The company yesterday introduced what it’s calling “the most responsive” data center solid state drive (SSD), the Intel Optane SSD DC P4800X series.
Intel promises the new drives can help remove data bottlenecks, improve CPU utilization and let users do more work with the same number of servers.
The new drives are based on a nonvolatile memory technology, introduced by Intel and partner Micron back in July 2015, known as 3D XPoint. At the time, the two companies said their technology could deliver speeds 1,000 times faster than NAND, the most popular nonvolatile technology, widely used for fast storage. 3D XPoint doesn't use transistors, but instead uses electricity to make physical changes in a proprietary material.

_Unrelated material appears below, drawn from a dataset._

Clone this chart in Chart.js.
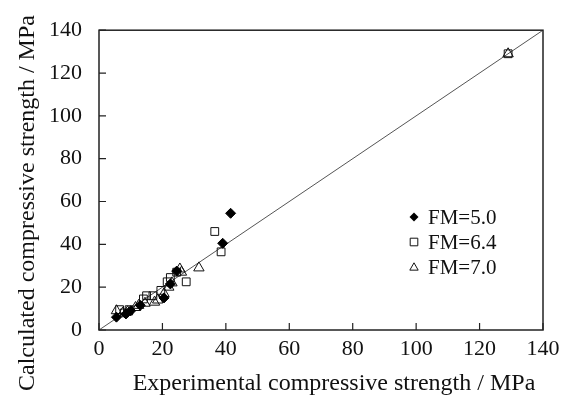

The new Optane drives, Intel says, essentially combine the attributes of memory and storage. Intel calls it a storage solution that behaves like system memory. Why is this needed, anyway? Because, Intel answers, DRAM (widely used as working memory) is too expensive to scale, while NAND lacks the performance to function as memory.
Really Big Data
All that will become vital, Intel believes, as data volumes explode. At the time Intel introduced 3D XPoint, it also cited forecasts of worldwide data volumes growing 10-fold between 2013 and 2024, from 4.4 zettabytes (billions of terabytes) to 44 zettabytes. Current technologies, Intel believes, lack the capacity to turn all that data into actionable information.
Intel CEO Brian Krzanich put some additional meat on that bone last month while speaking at the company’s annual investors meeting. He explained that Intel is widening its market to include not only PC and server CPUs, but also areas including data center and nonvolatile memory. That should help expand the company’s total available market, Krzanich told investors, from $45 billion in 2016 to $220 billion in 2021.
Above: Intel hopes this is the future memory device for your clients' data centers.
The Intel Optane SSD DC P4800X series has a capacity of 375 GB, and it’s currently available in an Add-In Card form factor designed for enterprise data centers. Intel says other capacities and form factors will ship in the second half of this year.
The current version retails for $1,520. As today’s Wall Street Journal points out, that’s about $4/GB, below the cost of DRAM, which typically costs $4.50 to $5 per GB. But it’s also well above the cost of NAND, which typically runs just 20 to 25 cents per GB.
The new Intel technology is already being tested by Dell, Chinese search engine Alibaba and Harvard University, the WSJ adds.